What is needed -> Write the material out again exactly as it stands.

Collected data ->
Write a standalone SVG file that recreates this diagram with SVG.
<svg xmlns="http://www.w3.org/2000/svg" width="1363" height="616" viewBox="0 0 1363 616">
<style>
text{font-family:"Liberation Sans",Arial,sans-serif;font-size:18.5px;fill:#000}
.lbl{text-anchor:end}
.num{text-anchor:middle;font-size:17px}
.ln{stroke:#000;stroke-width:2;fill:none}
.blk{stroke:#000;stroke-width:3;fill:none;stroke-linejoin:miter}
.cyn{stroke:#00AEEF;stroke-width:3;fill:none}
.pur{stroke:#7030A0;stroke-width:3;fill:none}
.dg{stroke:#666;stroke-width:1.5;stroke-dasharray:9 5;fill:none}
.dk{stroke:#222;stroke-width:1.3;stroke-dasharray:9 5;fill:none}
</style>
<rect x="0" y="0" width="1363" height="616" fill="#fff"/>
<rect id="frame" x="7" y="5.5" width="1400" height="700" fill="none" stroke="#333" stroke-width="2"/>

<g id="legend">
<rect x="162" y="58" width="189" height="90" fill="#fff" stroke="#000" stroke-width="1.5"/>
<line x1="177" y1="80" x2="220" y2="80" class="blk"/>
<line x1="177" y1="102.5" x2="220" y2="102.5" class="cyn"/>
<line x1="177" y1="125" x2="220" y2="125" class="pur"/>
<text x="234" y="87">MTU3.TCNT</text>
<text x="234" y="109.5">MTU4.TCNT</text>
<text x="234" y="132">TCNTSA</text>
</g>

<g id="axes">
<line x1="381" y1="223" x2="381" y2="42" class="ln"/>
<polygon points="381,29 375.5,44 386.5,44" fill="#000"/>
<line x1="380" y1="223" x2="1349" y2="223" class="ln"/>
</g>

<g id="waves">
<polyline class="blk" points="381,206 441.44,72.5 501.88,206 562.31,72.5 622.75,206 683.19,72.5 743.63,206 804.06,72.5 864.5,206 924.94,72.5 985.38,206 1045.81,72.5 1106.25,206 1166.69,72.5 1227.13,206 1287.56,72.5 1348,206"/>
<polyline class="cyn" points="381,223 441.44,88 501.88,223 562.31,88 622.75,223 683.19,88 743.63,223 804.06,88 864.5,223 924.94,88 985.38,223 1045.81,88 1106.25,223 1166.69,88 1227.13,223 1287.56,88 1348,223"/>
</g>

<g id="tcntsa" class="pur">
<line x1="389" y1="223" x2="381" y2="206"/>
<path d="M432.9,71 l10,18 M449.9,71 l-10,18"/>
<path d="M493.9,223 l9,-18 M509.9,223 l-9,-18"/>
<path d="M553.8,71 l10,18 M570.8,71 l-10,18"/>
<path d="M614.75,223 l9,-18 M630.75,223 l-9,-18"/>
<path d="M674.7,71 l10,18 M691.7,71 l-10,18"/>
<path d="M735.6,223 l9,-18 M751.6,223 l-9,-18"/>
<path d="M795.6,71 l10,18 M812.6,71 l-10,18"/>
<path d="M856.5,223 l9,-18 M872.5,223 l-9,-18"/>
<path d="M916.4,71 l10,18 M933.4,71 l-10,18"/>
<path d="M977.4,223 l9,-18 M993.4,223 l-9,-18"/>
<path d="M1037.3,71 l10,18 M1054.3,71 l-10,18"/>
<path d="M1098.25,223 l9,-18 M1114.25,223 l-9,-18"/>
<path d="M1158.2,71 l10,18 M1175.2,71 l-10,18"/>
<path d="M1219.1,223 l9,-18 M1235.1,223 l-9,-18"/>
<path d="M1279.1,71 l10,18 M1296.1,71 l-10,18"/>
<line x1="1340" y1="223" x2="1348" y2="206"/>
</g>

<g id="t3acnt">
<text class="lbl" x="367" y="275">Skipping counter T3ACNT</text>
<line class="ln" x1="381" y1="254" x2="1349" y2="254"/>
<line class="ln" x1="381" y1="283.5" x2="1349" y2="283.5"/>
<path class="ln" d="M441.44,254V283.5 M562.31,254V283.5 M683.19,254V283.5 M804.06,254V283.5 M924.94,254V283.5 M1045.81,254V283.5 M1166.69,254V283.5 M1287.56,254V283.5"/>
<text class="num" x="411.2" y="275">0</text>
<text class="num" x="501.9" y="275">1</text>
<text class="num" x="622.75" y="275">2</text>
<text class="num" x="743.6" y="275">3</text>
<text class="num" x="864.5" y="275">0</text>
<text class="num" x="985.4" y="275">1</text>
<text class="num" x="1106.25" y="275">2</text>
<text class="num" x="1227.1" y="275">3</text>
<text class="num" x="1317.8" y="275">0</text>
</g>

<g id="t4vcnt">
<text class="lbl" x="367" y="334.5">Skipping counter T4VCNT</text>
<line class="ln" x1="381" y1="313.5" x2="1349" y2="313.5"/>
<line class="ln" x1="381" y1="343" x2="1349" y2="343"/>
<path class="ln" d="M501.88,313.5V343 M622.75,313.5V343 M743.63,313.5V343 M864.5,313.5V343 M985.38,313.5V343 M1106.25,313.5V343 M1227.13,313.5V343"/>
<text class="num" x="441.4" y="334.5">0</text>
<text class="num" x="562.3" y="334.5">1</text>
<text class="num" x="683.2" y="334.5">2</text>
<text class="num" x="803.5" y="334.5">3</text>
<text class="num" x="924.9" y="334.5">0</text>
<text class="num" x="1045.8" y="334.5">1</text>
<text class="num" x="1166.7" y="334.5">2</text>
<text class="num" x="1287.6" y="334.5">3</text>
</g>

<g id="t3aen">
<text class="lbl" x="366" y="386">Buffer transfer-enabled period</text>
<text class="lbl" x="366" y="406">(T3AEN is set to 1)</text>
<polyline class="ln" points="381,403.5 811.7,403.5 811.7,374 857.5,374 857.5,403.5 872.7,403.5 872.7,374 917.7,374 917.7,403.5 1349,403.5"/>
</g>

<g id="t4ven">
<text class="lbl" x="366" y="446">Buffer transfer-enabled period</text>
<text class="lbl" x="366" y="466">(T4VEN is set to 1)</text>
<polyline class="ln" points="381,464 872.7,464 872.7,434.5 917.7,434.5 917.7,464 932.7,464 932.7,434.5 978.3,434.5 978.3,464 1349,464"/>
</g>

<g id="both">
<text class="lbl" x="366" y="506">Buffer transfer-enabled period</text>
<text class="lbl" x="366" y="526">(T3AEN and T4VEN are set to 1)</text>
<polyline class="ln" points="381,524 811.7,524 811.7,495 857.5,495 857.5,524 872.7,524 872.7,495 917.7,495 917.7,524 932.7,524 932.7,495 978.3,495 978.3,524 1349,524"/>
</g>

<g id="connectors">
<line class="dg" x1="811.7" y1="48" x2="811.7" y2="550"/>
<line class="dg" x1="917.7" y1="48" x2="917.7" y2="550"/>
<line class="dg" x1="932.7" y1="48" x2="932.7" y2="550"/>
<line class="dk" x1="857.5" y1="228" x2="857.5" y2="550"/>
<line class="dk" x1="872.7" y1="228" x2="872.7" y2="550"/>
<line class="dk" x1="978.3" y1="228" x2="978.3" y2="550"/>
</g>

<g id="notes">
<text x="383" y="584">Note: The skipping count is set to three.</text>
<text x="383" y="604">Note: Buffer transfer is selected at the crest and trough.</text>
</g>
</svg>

Answer in full ->
Write a standalone SVG file that recreates this diagram with SVG.
<svg xmlns="http://www.w3.org/2000/svg" width="1363" height="616" viewBox="0 0 1363 616">
<style>
text{font-family:"Liberation Sans",Arial,sans-serif;font-size:18.5px;fill:#000}
.lbl{text-anchor:end}
.num{text-anchor:middle;font-size:17px}
.ln{stroke:#000;stroke-width:2;fill:none}
.blk{stroke:#000;stroke-width:3;fill:none;stroke-linejoin:miter}
.cyn{stroke:#00AEEF;stroke-width:3;fill:none}
.pur{stroke:#7030A0;stroke-width:3;fill:none}
.dg{stroke:#666;stroke-width:1.5;stroke-dasharray:9 5;fill:none}
.dk{stroke:#222;stroke-width:1.3;stroke-dasharray:9 5;fill:none}
</style>
<rect x="0" y="0" width="1363" height="616" fill="#fff"/>
<rect id="frame" x="7" y="5.5" width="1400" height="700" fill="none" stroke="#333" stroke-width="2"/>

<g id="legend">
<rect x="162" y="58" width="189" height="90" fill="#fff" stroke="#000" stroke-width="1.5"/>
<line x1="177" y1="80" x2="220" y2="80" class="blk"/>
<line x1="177" y1="102.5" x2="220" y2="102.5" class="cyn"/>
<line x1="177" y1="125" x2="220" y2="125" class="pur"/>
<text x="234" y="87">MTU3.TCNT</text>
<text x="234" y="109.5">MTU4.TCNT</text>
<text x="234" y="132">TCNTSA</text>
</g>

<g id="axes">
<line x1="381" y1="223" x2="381" y2="42" class="ln"/>
<polygon points="381,29 375.5,44 386.5,44" fill="#000"/>
<line x1="380" y1="223" x2="1349" y2="223" class="ln"/>
</g>

<g id="waves">
<polyline class="blk" points="381,206 441.44,72.5 501.88,206 562.31,72.5 622.75,206 683.19,72.5 743.63,206 804.06,72.5 864.5,206 924.94,72.5 985.38,206 1045.81,72.5 1106.25,206 1166.69,72.5 1227.13,206 1287.56,72.5 1348,206"/>
<polyline class="cyn" points="381,223 441.44,88 501.88,223 562.31,88 622.75,223 683.19,88 743.63,223 804.06,88 864.5,223 924.94,88 985.38,223 1045.81,88 1106.25,223 1166.69,88 1227.13,223 1287.56,88 1348,223"/>
</g>

<g id="tcntsa" class="pur">
<line x1="389" y1="223" x2="381" y2="206"/>
<path d="M432.9,71 l10,18 M449.9,71 l-10,18"/>
<path d="M493.9,223 l9,-18 M509.9,223 l-9,-18"/>
<path d="M553.8,71 l10,18 M570.8,71 l-10,18"/>
<path d="M614.75,223 l9,-18 M630.75,223 l-9,-18"/>
<path d="M674.7,71 l10,18 M691.7,71 l-10,18"/>
<path d="M735.6,223 l9,-18 M751.6,223 l-9,-18"/>
<path d="M795.6,71 l10,18 M812.6,71 l-10,18"/>
<path d="M856.5,223 l9,-18 M872.5,223 l-9,-18"/>
<path d="M916.4,71 l10,18 M933.4,71 l-10,18"/>
<path d="M977.4,223 l9,-18 M993.4,223 l-9,-18"/>
<path d="M1037.3,71 l10,18 M1054.3,71 l-10,18"/>
<path d="M1098.25,223 l9,-18 M1114.25,223 l-9,-18"/>
<path d="M1158.2,71 l10,18 M1175.2,71 l-10,18"/>
<path d="M1219.1,223 l9,-18 M1235.1,223 l-9,-18"/>
<path d="M1279.1,71 l10,18 M1296.1,71 l-10,18"/>
<line x1="1340" y1="223" x2="1348" y2="206"/>
</g>

<g id="t3acnt">
<text class="lbl" x="367" y="275">Skipping counter T3ACNT</text>
<line class="ln" x1="381" y1="254" x2="1349" y2="254"/>
<line class="ln" x1="381" y1="283.5" x2="1349" y2="283.5"/>
<path class="ln" d="M441.44,254V283.5 M562.31,254V283.5 M683.19,254V283.5 M804.06,254V283.5 M924.94,254V283.5 M1045.81,254V283.5 M1166.69,254V283.5 M1287.56,254V283.5"/>
<text class="num" x="411.2" y="275">0</text>
<text class="num" x="501.9" y="275">1</text>
<text class="num" x="622.75" y="275">2</text>
<text class="num" x="743.6" y="275">3</text>
<text class="num" x="864.5" y="275">0</text>
<text class="num" x="985.4" y="275">1</text>
<text class="num" x="1106.25" y="275">2</text>
<text class="num" x="1227.1" y="275">3</text>
<text class="num" x="1317.8" y="275">0</text>
</g>

<g id="t4vcnt">
<text class="lbl" x="367" y="334.5">Skipping counter T4VCNT</text>
<line class="ln" x1="381" y1="313.5" x2="1349" y2="313.5"/>
<line class="ln" x1="381" y1="343" x2="1349" y2="343"/>
<path class="ln" d="M501.88,313.5V343 M622.75,313.5V343 M743.63,313.5V343 M864.5,313.5V343 M985.38,313.5V343 M1106.25,313.5V343 M1227.13,313.5V343"/>
<text class="num" x="441.4" y="334.5">0</text>
<text class="num" x="562.3" y="334.5">1</text>
<text class="num" x="683.2" y="334.5">2</text>
<text class="num" x="803.5" y="334.5">3</text>
<text class="num" x="924.9" y="334.5">0</text>
<text class="num" x="1045.8" y="334.5">1</text>
<text class="num" x="1166.7" y="334.5">2</text>
<text class="num" x="1287.6" y="334.5">3</text>
</g>

<g id="t3aen">
<text class="lbl" x="366" y="386">Buffer transfer-enabled period</text>
<text class="lbl" x="366" y="406">(T3AEN is set to 1)</text>
<polyline class="ln" points="381,403.5 811.7,403.5 811.7,374 857.5,374 857.5,403.5 872.7,403.5 872.7,374 917.7,374 917.7,403.5 1349,403.5"/>
</g>

<g id="t4ven">
<text class="lbl" x="366" y="446">Buffer transfer-enabled period</text>
<text class="lbl" x="366" y="466">(T4VEN is set to 1)</text>
<polyline class="ln" points="381,464 872.7,464 872.7,434.5 917.7,434.5 917.7,464 932.7,464 932.7,434.5 978.3,434.5 978.3,464 1349,464"/>
</g>

<g id="both">
<text class="lbl" x="366" y="506">Buffer transfer-enabled period</text>
<text class="lbl" x="366" y="526">(T3AEN and T4VEN are set to 1)</text>
<polyline class="ln" points="381,524 811.7,524 811.7,495 857.5,495 857.5,524 872.7,524 872.7,495 917.7,495 917.7,524 932.7,524 932.7,495 978.3,495 978.3,524 1349,524"/>
</g>

<g id="connectors">
<line class="dg" x1="811.7" y1="48" x2="811.7" y2="550"/>
<line class="dg" x1="917.7" y1="48" x2="917.7" y2="550"/>
<line class="dg" x1="932.7" y1="48" x2="932.7" y2="550"/>
<line class="dk" x1="857.5" y1="228" x2="857.5" y2="550"/>
<line class="dk" x1="872.7" y1="228" x2="872.7" y2="550"/>
<line class="dk" x1="978.3" y1="228" x2="978.3" y2="550"/>
</g>

<g id="notes">
<text x="383" y="584">Note: The skipping count is set to three.</text>
<text x="383" y="604">Note: Buffer transfer is selected at the crest and trough.</text>
</g>
</svg>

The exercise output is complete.